What the task asks
Skip the pictures. Transcribe the rest of the data below without changing a word.
>> BEGIN Dataset excerpt
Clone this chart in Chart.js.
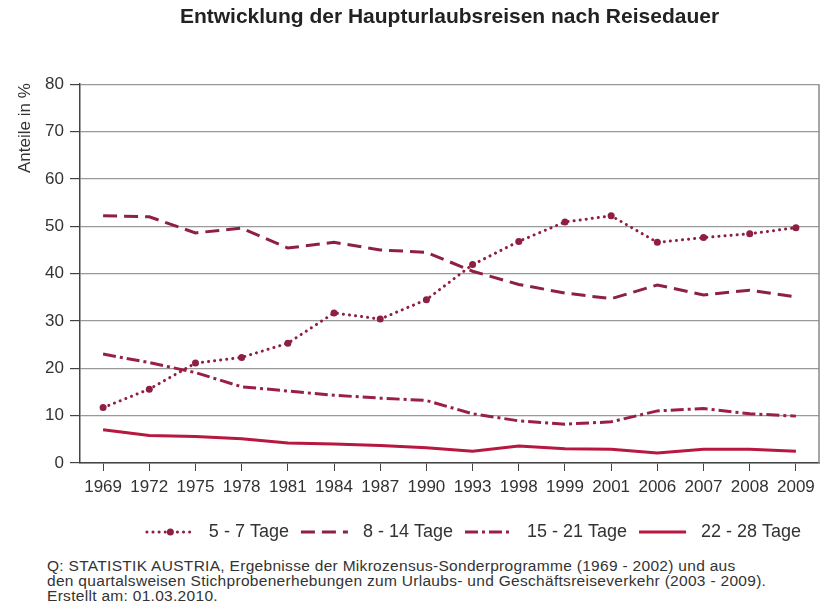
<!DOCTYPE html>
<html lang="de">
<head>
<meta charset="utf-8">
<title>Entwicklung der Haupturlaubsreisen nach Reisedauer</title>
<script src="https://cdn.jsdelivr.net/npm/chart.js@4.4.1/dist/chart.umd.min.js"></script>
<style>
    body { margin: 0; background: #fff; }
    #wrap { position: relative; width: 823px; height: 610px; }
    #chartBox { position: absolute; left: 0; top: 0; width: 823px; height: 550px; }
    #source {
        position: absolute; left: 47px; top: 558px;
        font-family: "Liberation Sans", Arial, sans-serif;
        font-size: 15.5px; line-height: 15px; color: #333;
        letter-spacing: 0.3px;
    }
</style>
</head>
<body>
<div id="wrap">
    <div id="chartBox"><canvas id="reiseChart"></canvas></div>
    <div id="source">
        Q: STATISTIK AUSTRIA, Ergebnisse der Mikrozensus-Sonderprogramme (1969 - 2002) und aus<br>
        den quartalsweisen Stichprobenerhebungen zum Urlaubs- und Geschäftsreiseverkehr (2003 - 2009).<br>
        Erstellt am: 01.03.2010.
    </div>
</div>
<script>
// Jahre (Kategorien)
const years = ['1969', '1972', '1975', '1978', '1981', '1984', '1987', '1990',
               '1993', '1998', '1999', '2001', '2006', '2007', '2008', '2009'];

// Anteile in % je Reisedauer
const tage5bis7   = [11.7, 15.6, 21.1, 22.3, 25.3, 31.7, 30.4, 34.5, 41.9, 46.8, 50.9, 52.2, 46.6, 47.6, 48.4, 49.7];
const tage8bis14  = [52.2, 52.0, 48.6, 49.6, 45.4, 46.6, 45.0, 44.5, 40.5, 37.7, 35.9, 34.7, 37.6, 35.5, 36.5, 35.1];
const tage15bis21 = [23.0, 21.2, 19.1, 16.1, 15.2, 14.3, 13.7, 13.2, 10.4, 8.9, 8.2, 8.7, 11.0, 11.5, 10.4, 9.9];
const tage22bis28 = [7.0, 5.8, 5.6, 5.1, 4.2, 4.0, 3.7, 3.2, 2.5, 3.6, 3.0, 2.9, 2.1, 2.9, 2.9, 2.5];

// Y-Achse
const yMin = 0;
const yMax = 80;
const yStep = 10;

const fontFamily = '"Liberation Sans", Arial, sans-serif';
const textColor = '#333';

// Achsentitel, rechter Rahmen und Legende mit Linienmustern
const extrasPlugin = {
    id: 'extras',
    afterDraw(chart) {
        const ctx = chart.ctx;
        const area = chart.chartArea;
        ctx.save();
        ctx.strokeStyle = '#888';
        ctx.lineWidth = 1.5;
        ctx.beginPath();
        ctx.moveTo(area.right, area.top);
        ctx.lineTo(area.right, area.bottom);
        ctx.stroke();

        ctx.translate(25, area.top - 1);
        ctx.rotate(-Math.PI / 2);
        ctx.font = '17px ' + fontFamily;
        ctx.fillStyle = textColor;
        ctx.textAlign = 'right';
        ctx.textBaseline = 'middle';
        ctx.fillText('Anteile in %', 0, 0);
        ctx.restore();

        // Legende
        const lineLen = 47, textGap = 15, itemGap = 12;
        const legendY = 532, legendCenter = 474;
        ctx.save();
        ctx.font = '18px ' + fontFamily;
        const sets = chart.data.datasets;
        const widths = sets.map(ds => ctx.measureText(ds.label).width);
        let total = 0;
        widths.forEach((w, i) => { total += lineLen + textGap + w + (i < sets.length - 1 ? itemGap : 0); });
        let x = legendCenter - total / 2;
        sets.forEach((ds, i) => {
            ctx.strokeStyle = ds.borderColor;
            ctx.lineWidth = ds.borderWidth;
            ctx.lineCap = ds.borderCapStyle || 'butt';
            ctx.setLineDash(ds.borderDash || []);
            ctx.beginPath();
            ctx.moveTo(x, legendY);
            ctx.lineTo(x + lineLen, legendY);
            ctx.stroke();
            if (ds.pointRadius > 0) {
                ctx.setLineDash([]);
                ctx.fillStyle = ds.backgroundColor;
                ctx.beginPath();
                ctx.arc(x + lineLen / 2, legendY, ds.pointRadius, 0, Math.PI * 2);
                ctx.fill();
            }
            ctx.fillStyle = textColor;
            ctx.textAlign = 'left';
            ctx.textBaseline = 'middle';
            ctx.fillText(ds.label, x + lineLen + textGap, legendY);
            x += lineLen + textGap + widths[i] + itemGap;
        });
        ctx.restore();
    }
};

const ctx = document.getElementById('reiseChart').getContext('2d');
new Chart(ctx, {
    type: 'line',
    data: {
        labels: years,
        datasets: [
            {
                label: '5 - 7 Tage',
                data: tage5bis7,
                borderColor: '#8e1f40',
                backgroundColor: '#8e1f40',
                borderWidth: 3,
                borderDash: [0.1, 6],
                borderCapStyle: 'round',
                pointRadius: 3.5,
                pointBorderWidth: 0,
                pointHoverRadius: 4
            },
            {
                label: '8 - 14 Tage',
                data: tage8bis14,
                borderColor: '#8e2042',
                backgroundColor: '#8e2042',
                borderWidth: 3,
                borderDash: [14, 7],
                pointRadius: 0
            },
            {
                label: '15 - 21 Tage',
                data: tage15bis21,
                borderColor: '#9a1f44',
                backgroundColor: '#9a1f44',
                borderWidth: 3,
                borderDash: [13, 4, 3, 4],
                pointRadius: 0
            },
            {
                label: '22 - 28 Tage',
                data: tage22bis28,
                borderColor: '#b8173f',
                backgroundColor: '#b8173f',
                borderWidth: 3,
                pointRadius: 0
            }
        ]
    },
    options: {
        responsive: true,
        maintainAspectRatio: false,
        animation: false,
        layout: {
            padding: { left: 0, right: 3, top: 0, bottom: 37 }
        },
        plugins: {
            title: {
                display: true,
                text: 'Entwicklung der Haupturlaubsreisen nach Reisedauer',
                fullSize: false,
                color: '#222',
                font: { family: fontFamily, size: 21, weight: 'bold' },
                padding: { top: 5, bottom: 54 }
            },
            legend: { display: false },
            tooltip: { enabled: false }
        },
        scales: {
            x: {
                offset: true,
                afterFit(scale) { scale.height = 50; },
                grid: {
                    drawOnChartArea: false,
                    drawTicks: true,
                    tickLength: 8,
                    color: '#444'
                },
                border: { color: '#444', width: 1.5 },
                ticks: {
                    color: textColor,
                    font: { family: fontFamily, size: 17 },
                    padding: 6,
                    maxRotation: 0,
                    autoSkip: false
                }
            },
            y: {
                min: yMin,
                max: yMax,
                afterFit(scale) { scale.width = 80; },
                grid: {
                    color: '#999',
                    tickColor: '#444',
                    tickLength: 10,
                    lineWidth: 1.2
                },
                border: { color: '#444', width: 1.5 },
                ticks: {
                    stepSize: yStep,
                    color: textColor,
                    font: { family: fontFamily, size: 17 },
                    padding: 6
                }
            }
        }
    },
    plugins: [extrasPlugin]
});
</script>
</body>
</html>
>> END Dataset excerpt
Exercise response
Clone this chart in Chart.js.
<!DOCTYPE html>
<html lang="de">
<head>
<meta charset="utf-8">
<title>Entwicklung der Haupturlaubsreisen nach Reisedauer</title>
<script src="https://cdn.jsdelivr.net/npm/chart.js@4.4.1/dist/chart.umd.min.js"></script>
<style>
    body { margin: 0; background: #fff; }
    #wrap { position: relative; width: 823px; height: 610px; }
    #chartBox { position: absolute; left: 0; top: 0; width: 823px; height: 550px; }
    #source {
        position: absolute; left: 47px; top: 558px;
        font-family: "Liberation Sans", Arial, sans-serif;
        font-size: 15.5px; line-height: 15px; color: #333;
        letter-spacing: 0.3px;
    }
</style>
</head>
<body>
<div id="wrap">
    <div id="chartBox"><canvas id="reiseChart"></canvas></div>
    <div id="source">
        Q: STATISTIK AUSTRIA, Ergebnisse der Mikrozensus-Sonderprogramme (1969 - 2002) und aus<br>
        den quartalsweisen Stichprobenerhebungen zum Urlaubs- und Geschäftsreiseverkehr (2003 - 2009).<br>
        Erstellt am: 01.03.2010.
    </div>
</div>
<script>
// Jahre (Kategorien)
const years = ['1969', '1972', '1975', '1978', '1981', '1984', '1987', '1990',
               '1993', '1998', '1999', '2001', '2006', '2007', '2008', '2009'];

// Anteile in % je Reisedauer
const tage5bis7   = [11.7, 15.6, 21.1, 22.3, 25.3, 31.7, 30.4, 34.5, 41.9, 46.8, 50.9, 52.2, 46.6, 47.6, 48.4, 49.7];
const tage8bis14  = [52.2, 52.0, 48.6, 49.6, 45.4, 46.6, 45.0, 44.5, 40.5, 37.7, 35.9, 34.7, 37.6, 35.5, 36.5, 35.1];
const tage15bis21 = [23.0, 21.2, 19.1, 16.1, 15.2, 14.3, 13.7, 13.2, 10.4, 8.9, 8.2, 8.7, 11.0, 11.5, 10.4, 9.9];
const tage22bis28 = [7.0, 5.8, 5.6, 5.1, 4.2, 4.0, 3.7, 3.2, 2.5, 3.6, 3.0, 2.9, 2.1, 2.9, 2.9, 2.5];

// Y-Achse
const yMin = 0;
const yMax = 80;
const yStep = 10;

const fontFamily = '"Liberation Sans", Arial, sans-serif';
const textColor = '#333';

// Achsentitel, rechter Rahmen und Legende mit Linienmustern
const extrasPlugin = {
    id: 'extras',
    afterDraw(chart) {
        const ctx = chart.ctx;
        const area = chart.chartArea;
        ctx.save();
        ctx.strokeStyle = '#888';
        ctx.lineWidth = 1.5;
        ctx.beginPath();
        ctx.moveTo(area.right, area.top);
        ctx.lineTo(area.right, area.bottom);
        ctx.stroke();

        ctx.translate(25, area.top - 1);
        ctx.rotate(-Math.PI / 2);
        ctx.font = '17px ' + fontFamily;
        ctx.fillStyle = textColor;
        ctx.textAlign = 'right';
        ctx.textBaseline = 'middle';
        ctx.fillText('Anteile in %', 0, 0);
        ctx.restore();

        // Legende
        const lineLen = 47, textGap = 15, itemGap = 12;
        const legendY = 532, legendCenter = 474;
        ctx.save();
        ctx.font = '18px ' + fontFamily;
        const sets = chart.data.datasets;
        const widths = sets.map(ds => ctx.measureText(ds.label).width);
        let total = 0;
        widths.forEach((w, i) => { total += lineLen + textGap + w + (i < sets.length - 1 ? itemGap : 0); });
        let x = legendCenter - total / 2;
        sets.forEach((ds, i) => {
            ctx.strokeStyle = ds.borderColor;
            ctx.lineWidth = ds.borderWidth;
            ctx.lineCap = ds.borderCapStyle || 'butt';
            ctx.setLineDash(ds.borderDash || []);
            ctx.beginPath();
            ctx.moveTo(x, legendY);
            ctx.lineTo(x + lineLen, legendY);
            ctx.stroke();
            if (ds.pointRadius > 0) {
                ctx.setLineDash([]);
                ctx.fillStyle = ds.backgroundColor;
                ctx.beginPath();
                ctx.arc(x + lineLen / 2, legendY, ds.pointRadius, 0, Math.PI * 2);
                ctx.fill();
            }
            ctx.fillStyle = textColor;
            ctx.textAlign = 'left';
            ctx.textBaseline = 'middle';
            ctx.fillText(ds.label, x + lineLen + textGap, legendY);
            x += lineLen + textGap + widths[i] + itemGap;
        });
        ctx.restore();
    }
};

const ctx = document.getElementById('reiseChart').getContext('2d');
new Chart(ctx, {
    type: 'line',
    data: {
        labels: years,
        datasets: [
            {
                label: '5 - 7 Tage',
                data: tage5bis7,
                borderColor: '#8e1f40',
                backgroundColor: '#8e1f40',
                borderWidth: 3,
                borderDash: [0.1, 6],
                borderCapStyle: 'round',
                pointRadius: 3.5,
                pointBorderWidth: 0,
                pointHoverRadius: 4
            },
            {
                label: '8 - 14 Tage',
                data: tage8bis14,
                borderColor: '#8e2042',
                backgroundColor: '#8e2042',
                borderWidth: 3,
                borderDash: [14, 7],
                pointRadius: 0
            },
            {
                label: '15 - 21 Tage',
                data: tage15bis21,
                borderColor: '#9a1f44',
                backgroundColor: '#9a1f44',
                borderWidth: 3,
                borderDash: [13, 4, 3, 4],
                pointRadius: 0
            },
            {
                label: '22 - 28 Tage',
                data: tage22bis28,
                borderColor: '#b8173f',
                backgroundColor: '#b8173f',
                borderWidth: 3,
                pointRadius: 0
            }
        ]
    },
    options: {
        responsive: true,
        maintainAspectRatio: false,
        animation: false,
        layout: {
            padding: { left: 0, right: 3, top: 0, bottom: 37 }
        },
        plugins: {
            title: {
                display: true,
                text: 'Entwicklung der Haupturlaubsreisen nach Reisedauer',
                fullSize: false,
                color: '#222',
                font: { family: fontFamily, size: 21, weight: 'bold' },
                padding: { top: 5, bottom: 54 }
            },
            legend: { display: false },
            tooltip: { enabled: false }
        },
        scales: {
            x: {
                offset: true,
                afterFit(scale) { scale.height = 50; },
                grid: {
                    drawOnChartArea: false,
                    drawTicks: true,
                    tickLength: 8,
                    color: '#444'
                },
                border: { color: '#444', width: 1.5 },
                ticks: {
                    color: textColor,
                    font: { family: fontFamily, size: 17 },
                    padding: 6,
                    maxRotation: 0,
                    autoSkip: false
                }
            },
            y: {
                min: yMin,
                max: yMax,
                afterFit(scale) { scale.width = 80; },
                grid: {
                    color: '#999',
                    tickColor: '#444',
                    tickLength: 10,
                    lineWidth: 1.2
                },
                border: { color: '#444', width: 1.5 },
                ticks: {
                    stepSize: yStep,
                    color: textColor,
                    font: { family: fontFamily, size: 17 },
                    padding: 6
                }
            }
        }
    },
    plugins: [extrasPlugin]
});
</script>
</body>
</html>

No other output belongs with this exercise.